You can use the functionality included in scikit-learn. If you feel for it, you can use your own program and define functions which compute the above two functions. Discuss the meaning of these results. Try also to vary the coefficient in front of the added stochastic noise term and discuss the quality of the fits.

Exercise 3: Split data in test and training data

In this exercise we want you to to compute the MSE for the training data and the test data as function of the complexity of a polynomial, that is the degree of a given polynomial.

The aim is to reproduce Figure 2.11 of Hastie et al. Feel free to read the discussions leading to figure 2.11 of Hastie et al.

Our data is defined by \(x\in [-3,3]\) with a total of for example \(n=100\) data points. You should try to vary the number of data points \(n\) in your analysis.

np.random.seed()
n = 100
# Make data set.
x = np.linspace(-3, 3, n).reshape(-1, 1)
y = np.exp(-x**2) + 1.5 * np.exp(-(x-2)**2)+ np.random.normal(0, 0.1, x.shape)

where \(y\) is the function we want to fit with a given polynomial.

a) Write a first code which sets up a design matrix \(X\) defined by a fifth-order polynomial and split your data set in training and test data.

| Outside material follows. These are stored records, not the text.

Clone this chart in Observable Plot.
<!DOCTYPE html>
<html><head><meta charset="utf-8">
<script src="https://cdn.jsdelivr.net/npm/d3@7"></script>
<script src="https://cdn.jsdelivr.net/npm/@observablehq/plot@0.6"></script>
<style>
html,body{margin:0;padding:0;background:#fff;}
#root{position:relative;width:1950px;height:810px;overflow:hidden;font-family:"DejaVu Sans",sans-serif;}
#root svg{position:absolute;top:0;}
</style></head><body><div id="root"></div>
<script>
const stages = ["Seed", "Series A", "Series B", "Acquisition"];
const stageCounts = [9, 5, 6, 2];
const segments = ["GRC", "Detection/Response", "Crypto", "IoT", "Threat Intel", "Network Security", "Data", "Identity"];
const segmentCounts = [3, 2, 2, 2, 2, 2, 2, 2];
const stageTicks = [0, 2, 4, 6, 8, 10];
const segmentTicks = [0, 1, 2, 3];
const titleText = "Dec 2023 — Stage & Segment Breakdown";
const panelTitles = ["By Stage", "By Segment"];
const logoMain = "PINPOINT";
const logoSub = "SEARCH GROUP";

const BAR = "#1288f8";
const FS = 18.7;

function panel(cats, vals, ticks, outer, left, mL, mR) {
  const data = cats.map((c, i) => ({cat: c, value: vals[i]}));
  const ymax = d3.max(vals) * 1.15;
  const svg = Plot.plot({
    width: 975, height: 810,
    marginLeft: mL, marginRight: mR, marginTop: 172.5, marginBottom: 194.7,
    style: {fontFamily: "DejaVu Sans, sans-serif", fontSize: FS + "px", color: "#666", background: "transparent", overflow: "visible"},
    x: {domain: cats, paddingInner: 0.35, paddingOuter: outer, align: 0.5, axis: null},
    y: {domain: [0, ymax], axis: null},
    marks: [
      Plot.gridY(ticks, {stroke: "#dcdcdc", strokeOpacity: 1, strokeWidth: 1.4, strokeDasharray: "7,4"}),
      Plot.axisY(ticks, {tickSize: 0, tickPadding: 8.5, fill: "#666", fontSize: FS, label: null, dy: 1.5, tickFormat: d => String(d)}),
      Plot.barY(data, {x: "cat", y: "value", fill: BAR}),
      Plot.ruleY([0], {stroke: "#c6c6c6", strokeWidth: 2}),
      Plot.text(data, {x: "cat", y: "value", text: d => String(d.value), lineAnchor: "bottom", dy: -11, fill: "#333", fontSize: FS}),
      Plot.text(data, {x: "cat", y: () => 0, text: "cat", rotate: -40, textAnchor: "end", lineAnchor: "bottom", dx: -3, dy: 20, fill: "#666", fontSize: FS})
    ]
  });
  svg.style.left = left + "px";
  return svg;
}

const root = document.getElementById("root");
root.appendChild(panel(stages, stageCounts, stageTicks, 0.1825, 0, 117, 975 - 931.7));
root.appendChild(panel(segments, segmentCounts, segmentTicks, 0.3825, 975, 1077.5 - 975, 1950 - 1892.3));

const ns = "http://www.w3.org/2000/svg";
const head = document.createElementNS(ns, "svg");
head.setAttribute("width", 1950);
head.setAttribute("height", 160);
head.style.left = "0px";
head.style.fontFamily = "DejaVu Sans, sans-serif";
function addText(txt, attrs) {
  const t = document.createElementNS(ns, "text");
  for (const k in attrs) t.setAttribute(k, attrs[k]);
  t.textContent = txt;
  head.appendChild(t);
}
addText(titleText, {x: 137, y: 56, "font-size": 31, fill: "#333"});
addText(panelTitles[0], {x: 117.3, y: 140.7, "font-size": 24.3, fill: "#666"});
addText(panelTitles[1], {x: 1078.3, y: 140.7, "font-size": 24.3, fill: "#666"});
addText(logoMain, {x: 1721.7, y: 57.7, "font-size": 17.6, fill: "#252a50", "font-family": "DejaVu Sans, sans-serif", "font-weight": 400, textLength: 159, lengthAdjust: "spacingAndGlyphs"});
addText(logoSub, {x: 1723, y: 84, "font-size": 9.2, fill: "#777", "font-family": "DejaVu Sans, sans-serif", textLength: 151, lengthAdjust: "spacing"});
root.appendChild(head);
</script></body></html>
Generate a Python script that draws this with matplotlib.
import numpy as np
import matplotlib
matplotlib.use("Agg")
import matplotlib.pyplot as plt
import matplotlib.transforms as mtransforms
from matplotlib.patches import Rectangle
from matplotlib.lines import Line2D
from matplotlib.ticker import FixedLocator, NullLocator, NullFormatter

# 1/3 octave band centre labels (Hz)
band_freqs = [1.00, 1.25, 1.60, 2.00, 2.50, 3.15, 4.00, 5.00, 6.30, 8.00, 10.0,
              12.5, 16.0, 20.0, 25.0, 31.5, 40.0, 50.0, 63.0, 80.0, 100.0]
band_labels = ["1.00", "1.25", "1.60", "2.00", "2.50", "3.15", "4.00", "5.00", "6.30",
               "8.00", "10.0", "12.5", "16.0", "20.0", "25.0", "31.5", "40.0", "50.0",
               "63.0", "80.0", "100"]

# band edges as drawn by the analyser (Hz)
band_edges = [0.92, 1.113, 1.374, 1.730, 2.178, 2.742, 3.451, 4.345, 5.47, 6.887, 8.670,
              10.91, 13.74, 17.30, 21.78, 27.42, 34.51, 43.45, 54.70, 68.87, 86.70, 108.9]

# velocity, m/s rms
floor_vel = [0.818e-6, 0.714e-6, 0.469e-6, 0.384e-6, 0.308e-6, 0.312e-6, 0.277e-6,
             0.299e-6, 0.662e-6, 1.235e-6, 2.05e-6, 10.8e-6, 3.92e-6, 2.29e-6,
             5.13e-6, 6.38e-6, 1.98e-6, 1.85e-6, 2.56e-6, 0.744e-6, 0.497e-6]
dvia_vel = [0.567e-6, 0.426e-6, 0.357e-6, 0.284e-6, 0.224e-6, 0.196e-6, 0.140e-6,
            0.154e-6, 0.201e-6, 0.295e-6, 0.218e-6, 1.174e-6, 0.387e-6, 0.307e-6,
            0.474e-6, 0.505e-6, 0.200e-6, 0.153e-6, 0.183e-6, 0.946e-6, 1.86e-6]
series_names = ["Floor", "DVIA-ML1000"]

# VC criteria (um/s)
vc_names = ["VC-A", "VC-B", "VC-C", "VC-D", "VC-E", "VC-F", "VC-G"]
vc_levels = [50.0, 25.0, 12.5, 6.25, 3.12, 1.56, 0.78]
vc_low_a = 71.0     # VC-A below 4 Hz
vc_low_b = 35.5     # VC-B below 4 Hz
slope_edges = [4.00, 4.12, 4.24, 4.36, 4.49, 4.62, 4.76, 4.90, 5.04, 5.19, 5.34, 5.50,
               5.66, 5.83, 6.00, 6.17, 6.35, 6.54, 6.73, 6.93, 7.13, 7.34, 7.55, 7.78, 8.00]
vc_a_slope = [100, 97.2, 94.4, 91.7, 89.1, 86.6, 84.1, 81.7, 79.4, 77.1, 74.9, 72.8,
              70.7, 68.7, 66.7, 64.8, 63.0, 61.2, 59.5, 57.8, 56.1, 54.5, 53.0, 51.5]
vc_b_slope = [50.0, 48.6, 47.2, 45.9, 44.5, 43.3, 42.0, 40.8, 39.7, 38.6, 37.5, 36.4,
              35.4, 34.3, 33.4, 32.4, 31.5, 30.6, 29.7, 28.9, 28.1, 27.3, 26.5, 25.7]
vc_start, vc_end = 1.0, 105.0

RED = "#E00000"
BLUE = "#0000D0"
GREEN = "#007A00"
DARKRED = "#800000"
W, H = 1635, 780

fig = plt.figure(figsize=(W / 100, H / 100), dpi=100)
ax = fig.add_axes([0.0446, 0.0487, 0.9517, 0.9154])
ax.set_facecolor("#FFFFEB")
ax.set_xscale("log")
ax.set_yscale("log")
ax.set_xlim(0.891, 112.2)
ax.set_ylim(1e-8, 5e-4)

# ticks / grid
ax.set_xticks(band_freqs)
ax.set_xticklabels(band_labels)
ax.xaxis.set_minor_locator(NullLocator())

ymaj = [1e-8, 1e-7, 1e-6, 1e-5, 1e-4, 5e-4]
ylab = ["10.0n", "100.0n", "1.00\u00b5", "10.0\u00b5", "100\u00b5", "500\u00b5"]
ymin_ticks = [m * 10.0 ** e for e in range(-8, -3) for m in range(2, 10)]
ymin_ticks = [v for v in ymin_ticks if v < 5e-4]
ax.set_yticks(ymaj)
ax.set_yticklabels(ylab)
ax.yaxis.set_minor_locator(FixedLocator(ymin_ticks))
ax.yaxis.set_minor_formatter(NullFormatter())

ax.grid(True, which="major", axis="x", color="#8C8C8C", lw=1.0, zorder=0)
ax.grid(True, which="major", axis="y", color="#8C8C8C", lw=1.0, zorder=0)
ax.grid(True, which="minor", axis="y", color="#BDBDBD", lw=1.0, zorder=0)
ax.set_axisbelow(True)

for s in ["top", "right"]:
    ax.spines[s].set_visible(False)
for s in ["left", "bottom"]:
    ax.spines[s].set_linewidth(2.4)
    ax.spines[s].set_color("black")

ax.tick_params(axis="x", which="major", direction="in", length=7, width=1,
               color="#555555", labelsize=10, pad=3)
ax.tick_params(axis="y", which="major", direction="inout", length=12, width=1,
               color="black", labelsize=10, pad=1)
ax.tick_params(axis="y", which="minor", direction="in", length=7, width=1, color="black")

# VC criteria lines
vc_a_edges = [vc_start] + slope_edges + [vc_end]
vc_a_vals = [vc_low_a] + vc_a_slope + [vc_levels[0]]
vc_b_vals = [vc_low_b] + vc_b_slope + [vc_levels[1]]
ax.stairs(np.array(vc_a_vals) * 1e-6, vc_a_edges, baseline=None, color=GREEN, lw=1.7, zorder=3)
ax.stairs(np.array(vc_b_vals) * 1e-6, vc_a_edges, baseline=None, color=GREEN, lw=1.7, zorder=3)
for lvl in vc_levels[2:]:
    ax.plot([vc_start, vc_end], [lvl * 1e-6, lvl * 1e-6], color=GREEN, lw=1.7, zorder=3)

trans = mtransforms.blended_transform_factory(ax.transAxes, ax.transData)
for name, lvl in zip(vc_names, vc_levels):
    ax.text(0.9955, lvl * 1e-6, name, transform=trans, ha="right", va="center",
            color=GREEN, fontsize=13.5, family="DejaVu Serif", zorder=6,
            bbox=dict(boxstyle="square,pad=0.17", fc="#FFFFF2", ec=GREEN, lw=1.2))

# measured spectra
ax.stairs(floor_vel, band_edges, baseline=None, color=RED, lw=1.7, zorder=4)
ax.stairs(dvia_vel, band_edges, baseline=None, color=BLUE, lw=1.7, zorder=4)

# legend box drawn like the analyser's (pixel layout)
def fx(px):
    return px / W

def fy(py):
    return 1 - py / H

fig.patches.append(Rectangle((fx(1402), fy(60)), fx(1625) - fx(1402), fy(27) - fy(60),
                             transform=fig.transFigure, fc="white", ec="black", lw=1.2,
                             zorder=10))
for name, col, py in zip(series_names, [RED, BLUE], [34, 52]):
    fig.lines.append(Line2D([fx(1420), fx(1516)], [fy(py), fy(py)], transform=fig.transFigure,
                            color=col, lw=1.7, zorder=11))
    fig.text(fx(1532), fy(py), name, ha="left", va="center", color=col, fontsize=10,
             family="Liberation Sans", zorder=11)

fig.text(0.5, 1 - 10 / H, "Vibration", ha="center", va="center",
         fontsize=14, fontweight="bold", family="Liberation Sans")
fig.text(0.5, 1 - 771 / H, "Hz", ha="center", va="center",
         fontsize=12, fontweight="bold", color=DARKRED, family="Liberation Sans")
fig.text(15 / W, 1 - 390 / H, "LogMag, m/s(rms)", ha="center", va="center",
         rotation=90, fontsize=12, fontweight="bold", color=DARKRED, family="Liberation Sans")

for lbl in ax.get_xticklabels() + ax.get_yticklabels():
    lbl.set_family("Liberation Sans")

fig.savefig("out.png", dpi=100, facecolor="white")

b) Write thereafter (using either scikit-learn or your matrix inversion code using for example numpy) and perform an ordinary least squares fitting and compute the mean squared error for the training data and the test data. These calculations should apply to a model given by a fifth-order polynomial. If you compare your own code with scikit_learn, not that the latter does not include by default the intercept. See the discussions on scaling your data in the slides for this week.

c) Add now a model which allows you to make polynomials up to degree \(15\). Perform a standard OLS fitting of the training data and compute the MSE for the training and test data and plot both test and training data MSE as functions of the polynomial degree. Compare what you see with Figure 2.11 of Hastie et al. Comment your results. For which polynomial degree do you find an optimal MSE (smallest value)?